I am left with just two choices (that I am aware of); I can believe that everything is left up to human chance or to a loving sovereign God who only wants good to come to my life. God told His people Israel, “For I know the plans I have for you,” declares the LORD, “plans to prosper you and not harm you, plans to give you hope and a future.” (Jeremiah 29:11) It is not God’s objective to hurt you or me. He is not the destroyer, the thief of life. In John 10:10, Jesus says, “The thief does not come except to steal, and to kill, and to destroy. I have come that they may have life, and that they may have it more abundantly.” If God is our Divine Planner and He only wants what is best for our life, and that He is a giver of all good things, then we need to look at what is happening to us through His divine plan. God is in the details of our life. He is no divine watchmaker, winding up life, then backing off and allowing the watch to run on its own. Place the arrow of “divine plan” in your quiver.
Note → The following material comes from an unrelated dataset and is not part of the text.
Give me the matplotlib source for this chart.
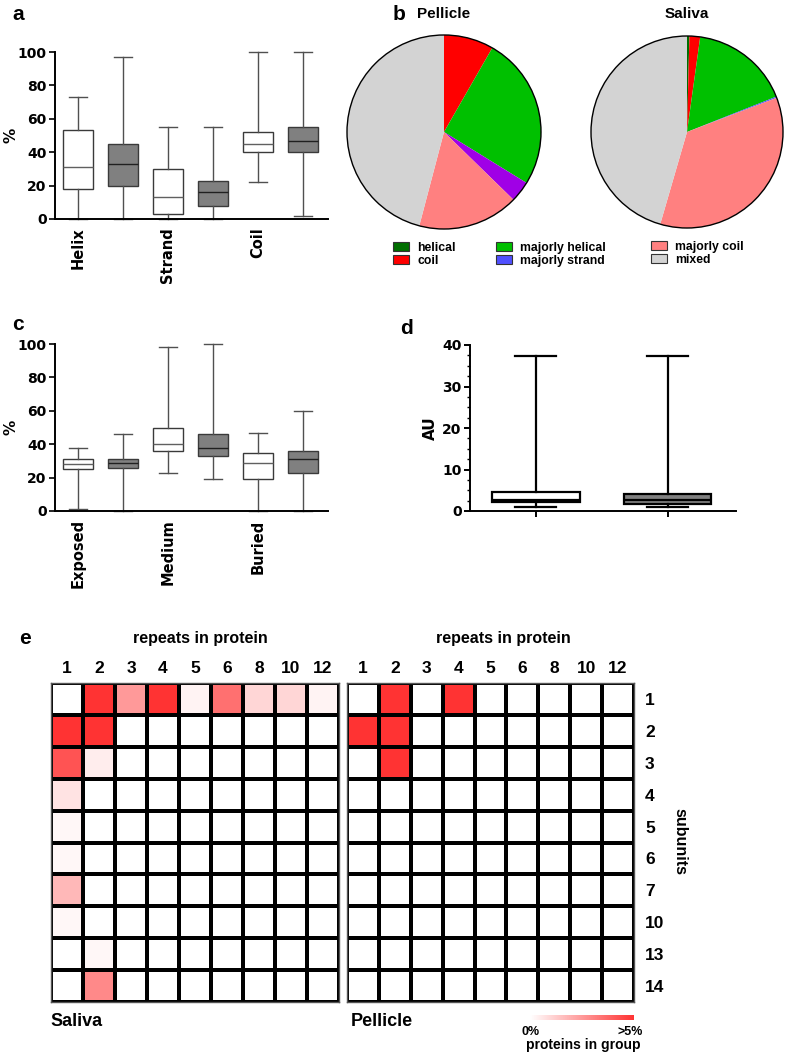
import numpy as np
import matplotlib
matplotlib.use("Agg")
import matplotlib.pyplot as plt
from matplotlib.colors import LinearSegmentedColormap, Normalize
from matplotlib.ticker import MultipleLocator
from matplotlib.patches import Patch
from matplotlib.font_manager import FontProperties
import matplotlib.cm as cm

# ---------------- data ----------------
# panel a: secondary structure (white = saliva, gray = pellicle)
a_categories = ["Helix", "Strand", "Coil"]
a_min = [0, 0, 0, 0, 22, 2]
a_q1 = [18, 20, 3, 8, 40, 40]
a_med = [31, 33, 13, 16, 45, 47]
a_q3 = [53, 45, 30, 23, 52, 55]
a_max = [73, 97, 55, 55, 100, 100]

# panel c: solvent exposure
c_categories = ["Exposed", "Medium", "Buried"]
c_min = [1, 0, 23, 19, 0, 0]
c_q1 = [25, 26, 36, 33, 19, 23]
c_med = [28, 29, 40, 38, 29, 31]
c_q3 = [31, 31, 50, 46, 35, 36]
c_max = [38, 46, 98, 100, 47, 60]

# panel d: AU
d_min = [1.0, 1.0]
d_q1 = [2.1, 1.7]
d_med = [2.6, 2.6]
d_q3 = [4.6, 4.2]
d_max = [37.3, 37.3]

# panel b: pies
pie_labels = ["helical", "coil", "majorly helical", "majorly strand", "majorly coil", "mixed"]
pellicle_frac = [0.0, 8.3, 25.5, 3.5, 16.8, 45.9]
saliva_frac = [0.4, 1.8, 16.8, 0.2, 35.3, 45.5]
pellicle_colors = ["#006e00", "#ff0000", "#00c000", "#a000e6", "#ff8080", "#d3d3d3"]
saliva_colors = ["#006e00", "#ff0000", "#00c000", "#5050ff", "#ff8080", "#d3d3d3"]
legend_colors = ["#006e00", "#ff0000", "#00c000", "#5050ff", "#ff8080", "#d3d3d3"]

# panel e: heatmaps (% proteins in group, capped at 5)
repeats = ["1", "2", "3", "4", "5", "6", "8", "10", "12"]
subunits = ["1", "2", "3", "4", "5", "6", "7", "10", "13", "14"]
saliva_heat = [
    [0.0, 5.0, 2.5, 5.0, 0.3, 3.5, 1.0, 1.0, 0.3],
    [5.0, 5.0, 0, 0, 0, 0, 0, 0, 0],
    [4.2, 0.45, 0, 0, 0, 0, 0, 0, 0],
    [0.7, 0, 0, 0, 0, 0, 0, 0, 0],
    [0.2, 0, 0, 0, 0, 0, 0, 0, 0],
    [0.2, 0, 0, 0, 0, 0, 0, 0, 0],
    [1.75, 0, 0, 0, 0, 0, 0, 0, 0],
    [0.2, 0, 0, 0, 0, 0, 0, 0, 0],
    [0, 0.2, 0, 0, 0, 0, 0, 0, 0],
    [0, 2.9, 0, 0, 0, 0, 0, 0, 0],
]
pellicle_heat = [
    [0, 5.0, 0, 5.0, 0, 0, 0, 0, 0],
    [5.0, 5.0, 0, 0, 0, 0, 0, 0, 0],
    [0, 5.0, 0, 0, 0, 0, 0, 0, 0],
    [0, 0, 0, 0, 0, 0, 0, 0, 0],
    [0, 0, 0, 0, 0, 0, 0, 0, 0],
    [0, 0, 0, 0, 0, 0, 0, 0, 0],
    [0, 0, 0, 0, 0, 0, 0, 0, 0],
    [0, 0, 0, 0, 0, 0, 0, 0, 0],
    [0, 0, 0, 0, 0, 0, 0, 0, 0],
    [0, 0, 0, 0, 0, 0, 0, 0, 0],
]

# ---------------- figure ----------------
W, H = 787, 1055
fig = plt.figure(figsize=(W / 100, H / 100), dpi=100)
plt.rcParams['font.weight'] = 'bold'

def px_axes(x0, y0, x1, y1):
    return fig.add_axes([x0 / W, 1 - y1 / H, (x1 - x0) / W, (y1 - y0) / H])

ARIAL = "Liberation Sans"
TICKFP = FontProperties(family="DejaVu Sans", weight="bold", size=10)
CATFP = FontProperties(family="DejaVu Sans", weight="bold", size=10.5)
YLABFP = FontProperties(family="DejaVu Sans", weight="bold", size=11)
HEATFP = FontProperties(family=ARIAL, weight="bold", size=12.5)

def box_panel(ax, mins, q1s, meds, q3s, maxs, cats, ylabel):
    stats = []
    for i in range(len(mins)):
        stats.append(dict(whislo=mins[i], q1=q1s[i], med=meds[i], q3=q3s[i], whishi=maxs[i], fliers=[]))
    pos = np.arange(1, len(stats) + 1)
    bp = ax.bxp(stats, positions=pos, widths=0.67, showfliers=False, patch_artist=True,
                boxprops=dict(linewidth=1.0, edgecolor="#3a3a3a"),
                whiskerprops=dict(linewidth=1.0, color="#505050"),
                capprops=dict(linewidth=1.0, color="#505050"),
                medianprops=dict(linewidth=1.0),
                capwidths=0.4)
    for i, b in enumerate(bp["boxes"]):
        b.set_facecolor("white" if i % 2 == 0 else "#808080")
    for i, m in enumerate(bp["medians"]):
        m.set_color("#606060" if i % 2 == 0 else "#202020")
    for art in bp["caps"] + bp["whiskers"]:
        art.set_clip_on(False)
    ax.set_xlim(0.49, 6.56)
    ax.set_ylim(0, 100)
    ax.set_yticks([0, 20, 40, 60, 80, 100])
    ax.set_xticks(pos[::2])
    ax.set_xticklabels(cats, rotation=90, fontproperties=CATFP)
    ax.tick_params(axis="x", length=0, pad=6)
    ax.tick_params(axis="y", length=4, width=1.2, pad=2)
    for lab in ax.get_yticklabels():
        lab.set_fontproperties(TICKFP)
    ax.spines[["top", "right"]].set_visible(False)
    ax.spines[["left", "bottom"]].set_linewidth(1.4)
    ax.set_ylabel(ylabel, fontproperties=YLABFP, va="center")
    ax.yaxis.set_label_coords(-44 / 273, 0.5)

# panel a
ax_a = px_axes(55, 52, 328, 219)
box_panel(ax_a, a_min, a_q1, a_med, a_q3, a_max, a_categories, "%")
fig.text(12 / W, 1 - 15 / H, "a", fontsize=15, fontweight="bold", family=ARIAL, va="center")

# panel c
ax_c = px_axes(55, 344, 328, 511)
box_panel(ax_c, c_min, c_q1, c_med, c_q3, c_max, c_categories, "%")
fig.text(12 / W, 1 - 324 / H, "c", fontsize=15, fontweight="bold", family=ARIAL, va="center")

# panel d
ax_d = px_axes(470, 345, 736, 511)
dstats = [dict(whislo=d_min[i], q1=d_q1[i], med=d_med[i], q3=d_q3[i], whishi=d_max[i], fliers=[]) for i in range(2)]
bpd = ax_d.bxp(dstats, positions=[1, 2], widths=0.667, showfliers=False, patch_artist=True,
               boxprops=dict(linewidth=1.6, edgecolor="black"),
               whiskerprops=dict(linewidth=1.6, color="black"),
               capprops=dict(linewidth=1.6, color="black"),
               medianprops=dict(linewidth=1.6, color="black"),
               capwidths=0.31)
bpd["boxes"][0].set_facecolor("white")
bpd["boxes"][1].set_facecolor("#808080")
ax_d.set_xlim(0.5, 2.52)
ax_d.set_ylim(0, 40)
ax_d.set_yticks([0, 10, 20, 30, 40])
ax_d.yaxis.set_minor_locator(MultipleLocator(2.5))
ax_d.set_xticks([1, 2])
ax_d.set_xticklabels(["", ""])
ax_d.tick_params(axis="x", length=4, width=1.4, direction="out")
ax_d.tick_params(axis="y", which="major", length=4, width=1.4, pad=2)
ax_d.tick_params(axis="y", which="minor", length=2.5, width=1.0)
for lab in ax_d.get_yticklabels():
    lab.set_fontproperties(TICKFP)
ax_d.spines[["top", "right"]].set_visible(False)
ax_d.spines[["left", "bottom"]].set_linewidth(1.4)
ax_d.set_ylabel("AU", fontproperties=YLABFP, va="center")
ax_d.yaxis.set_label_coords(-40 / 266, 0.5)
fig.text(400 / W, 1 - 329 / H, "d", fontsize=15, fontweight="bold", family=ARIAL, va="center")

# panel b: pies
def pie_panel(cx, cy, r, fracs, colors):
    ax = px_axes(cx - 100, cy - 100, cx + 100, cy + 100)
    ax.pie(fracs, colors=colors, startangle=90, counterclock=False, radius=r / 100.0,
           wedgeprops=dict(linewidth=0))
    circ = plt.Circle((0, 0), r / 100.0, fill=False, edgecolor="black", linewidth=1.0)
    ax.add_patch(circ)
    ax.set_xlim(-1, 1)
    ax.set_ylim(-1, 1)
    ax.set_aspect("equal")
    ax.axis("off")
    return ax

pie_panel(444, 132, 97, pellicle_frac, pellicle_colors)
pie_panel(687, 132, 96, saliva_frac, saliva_colors)
fig.text(393 / W, 1 - 14 / H, "b", fontsize=15, fontweight="bold", family=ARIAL, va="center")
fig.text(417 / W, 1 - 14 / H, "Pellicle", fontsize=11, fontweight="bold", family=ARIAL, va="center")
fig.text(687 / W, 1 - 14 / H, "Saliva", fontsize=11, fontweight="bold", family=ARIAL, va="center", ha="center")

# legend: three columns of two
leg_cols_x = [393, 496, 651]
leg_rows_y = [[248, 261], [248, 261], [247, 260]]
for k in range(6):
    col, row = k // 2, k % 2
    h = [Patch(facecolor=legend_colors[k], edgecolor="#333333", linewidth=0.8)]
    fig.legend(h, [pie_labels[k]], loc="center left",
               bbox_to_anchor=(leg_cols_x[col] / W, 1 - leg_rows_y[col][row] / H),
               frameon=False, handlelength=1.3, handleheight=0.8, handletextpad=0.7,
               borderpad=0, borderaxespad=0,
               prop=FontProperties(family=ARIAL, weight="bold", size=8.8))

# panel e: heatmaps
cmap = LinearSegmentedColormap.from_list("wr", ["#ffffff", "#ff3333"])
norm = Normalize(0, 5)

def heat_panel(x0, x1, data, show_rows):
    ax = px_axes(x0, 683, x1, 1002)
    arr = np.array(data, dtype=float)
    ax.pcolormesh(np.arange(len(repeats) + 1), np.arange(len(subunits) + 1), arr,
                  cmap=cmap, norm=norm, edgecolors="black", linewidth=1.5)
    ax.set_xlim(0, len(repeats))
    ax.set_ylim(len(subunits), 0)
    ax.xaxis.tick_top()
    ax.set_xticks(np.arange(len(repeats)) + 0.5)
    ax.set_xticklabels(repeats, fontproperties=HEATFP)
    ax.tick_params(axis="x", length=0, pad=5)
    ax.set_yticks(np.arange(len(subunits)) + 0.5)
    if show_rows:
        ax.yaxis.tick_right()
        ax.set_yticklabels(subunits, fontproperties=HEATFP)
        ax.tick_params(axis="y", length=0, pad=8)
    else:
        ax.set_yticklabels([])
        ax.tick_params(axis="y", length=0)
    for s in ax.spines.values():
        s.set_linewidth(1.0)
        s.set_color("#555555")
    return ax

heat_panel(51, 339, saliva_heat, False)
heat_panel(347, 634, pellicle_heat, True)
fig.text(19 / W, 1 - 638 / H, "e", fontsize=15, fontweight="bold", family=ARIAL, va="center")
fig.text(200 / W, 1 - 638 / H, "repeats in protein", fontsize=11.5, fontweight="bold", family=ARIAL, va="center", ha="center")
fig.text(503 / W, 1 - 638 / H, "repeats in protein", fontsize=11.5, fontweight="bold", family=ARIAL, va="center", ha="center")
fig.text(680 / W, 1 - 842 / H, "subunits", fontsize=11.5, fontweight="bold", family=ARIAL, va="center", ha="center", rotation=-90)
fig.text(50 / W, 1 - 1021 / H, "Saliva", fontsize=13, fontweight="bold", family=ARIAL, va="center")
fig.text(351 / W, 1 - 1021 / H, "Pellicle", fontsize=13, fontweight="bold", family=ARIAL, va="center")

# colorbar
cax = px_axes(530, 1015, 634, 1020)
cb = fig.colorbar(cm.ScalarMappable(norm=norm, cmap=cmap), cax=cax, orientation="horizontal")
cb.outline.set_visible(False)
cb.set_ticks([])
fig.text(531 / W, 1 - 1032 / H, "0%", fontsize=9, fontweight="bold", family=ARIAL, va="center", ha="center")
fig.text(630 / W, 1 - 1032 / H, ">5%", fontsize=9, fontweight="bold", family=ARIAL, va="center", ha="center")
fig.text(583 / W, 1 - 1045 / H, "proteins in group", fontsize=10, fontweight="bold", family=ARIAL, va="center", ha="center")

fig.savefig("out.png", dpi=100, facecolor="white")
I am reminded of a lady who, when viewed through my limited understanding of life, was dealt a bad hand. Her name is Frances Jane van Alstyne, or more commonly known as Fanny Crosby. She was an American mission worker. We know her best for her hymns, writing more than 8,000 of them along with other gospel songs. According to one website, her music has been reprinted a 100 million times. I think we can all agree that she was extremely talented and gifted by God. But life from purely a human perspective, was not fair to her. She had lost her eyesight through an eye infection and medical ignorance at the ripe old age of six weeks. On top of all that she was married in 1858 at the age of 38 and in 1859 she gave birth to a baby but the child died shortly after birth. Was life fair to Fanny Crosby? No, not from a human perspective but from God’s perspective and Fanny’s it was more than fair—It was just right! Think on her words concerning the life she was given, no fault of her own. “If I had a choice, I would still choose to remain blind…for when I die, the first face I will ever see will be the face of my blessed Savior.”  I believe Fanny’s quiver was full. She knew exactly what the arrow of personal control was all about—her responsibility, balanced with the awareness of the arrow of divine plan—Fanny’s life was not just good, it was just right—I would call it fair.

What about your life? What is in your quiver?

This is Pastor Pat FROM BEHIND THE PEN—wishing you Joy in Jesus!